For Iran to develop a missile capable of delivering a nuclear weapon thousands of kilometers and threatening the US, it would need a far more powerful rocket booster and a warhead capable of preventing the weapon from burning up as it returns to the atmosphere from space.

Iran is suspected to have such plans, at least in dormancy. Last year, satellite imagery showed evidence that Iran has been testing solid rocket boosters that would outstrip that restriction. The organization that builds the Simorgh rocket, Shahid Hemmat Industrial Group, has been sanctioned for work with North Korea on the engine that powers its Hawasong-15 ICBM.

“If the Iranians were to trot out one of those, then Mike Pompeo would have a point,” Lewis says. When it comes to new solid rocket boosters, he says “that makes a pretty good ICBM…unlike the Simorgh, that technology is much more readily transferable.”
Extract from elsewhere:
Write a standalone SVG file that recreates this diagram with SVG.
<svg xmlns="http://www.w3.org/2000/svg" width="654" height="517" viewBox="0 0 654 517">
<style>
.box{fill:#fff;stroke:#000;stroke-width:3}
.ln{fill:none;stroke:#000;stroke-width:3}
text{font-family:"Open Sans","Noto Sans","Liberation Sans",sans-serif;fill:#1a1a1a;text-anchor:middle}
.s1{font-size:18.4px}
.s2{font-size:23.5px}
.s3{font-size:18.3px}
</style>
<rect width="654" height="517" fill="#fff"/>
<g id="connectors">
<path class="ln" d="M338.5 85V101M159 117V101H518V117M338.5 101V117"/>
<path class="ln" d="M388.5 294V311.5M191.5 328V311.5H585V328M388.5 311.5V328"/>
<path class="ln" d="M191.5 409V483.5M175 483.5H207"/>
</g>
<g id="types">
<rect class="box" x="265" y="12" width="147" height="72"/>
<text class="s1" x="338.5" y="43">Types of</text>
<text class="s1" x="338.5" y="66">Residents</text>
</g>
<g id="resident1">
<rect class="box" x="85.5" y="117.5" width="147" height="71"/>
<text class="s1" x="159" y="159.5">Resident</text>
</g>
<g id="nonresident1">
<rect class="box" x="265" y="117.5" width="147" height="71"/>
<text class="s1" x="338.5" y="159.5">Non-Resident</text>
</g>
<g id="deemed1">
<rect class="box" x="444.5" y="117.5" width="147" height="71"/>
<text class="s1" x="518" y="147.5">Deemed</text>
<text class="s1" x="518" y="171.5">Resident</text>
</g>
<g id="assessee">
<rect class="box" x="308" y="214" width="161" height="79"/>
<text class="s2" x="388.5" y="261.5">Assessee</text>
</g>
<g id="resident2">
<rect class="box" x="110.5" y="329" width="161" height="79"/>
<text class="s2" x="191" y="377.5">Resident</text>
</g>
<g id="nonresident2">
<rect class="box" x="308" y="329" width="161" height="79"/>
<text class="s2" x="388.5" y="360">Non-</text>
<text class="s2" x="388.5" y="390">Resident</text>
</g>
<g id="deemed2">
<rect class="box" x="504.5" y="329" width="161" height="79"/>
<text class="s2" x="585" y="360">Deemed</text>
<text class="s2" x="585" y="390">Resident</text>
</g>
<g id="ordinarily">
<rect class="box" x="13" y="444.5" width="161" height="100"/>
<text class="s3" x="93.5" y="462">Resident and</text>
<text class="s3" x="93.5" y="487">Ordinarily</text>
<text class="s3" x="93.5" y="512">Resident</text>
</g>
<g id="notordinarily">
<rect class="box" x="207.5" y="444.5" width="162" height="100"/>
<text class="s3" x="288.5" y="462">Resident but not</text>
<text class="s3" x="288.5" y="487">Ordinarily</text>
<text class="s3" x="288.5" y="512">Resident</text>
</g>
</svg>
By instead presenting a peaceful technology that falls into a grey area, Iran is legally pushing the limits on its agreement, attempting to gain prestige by demonstrating technical chops—and baiting the US.

“Iran has a habit of exploiting dual-use technology,” says Behnam Ben Taleblu, an Iran analyst at the Foundation for Defense of Democracies, a think-tank that is often critical of Iran’s government, referring to technology that can be used for civilian or military purposes.

He expects Pompeo to use any satellite launch as a predicate to push for renewed European sanctions at a Middle East-focused policy conference the US and Poland, widely seen as sliding into authoritarianism, are hosting Feb. 13-14.

Correction: An earlier version of this story misreported the propulsion used by North Korea’s ICBMs, which are liquid-fueled.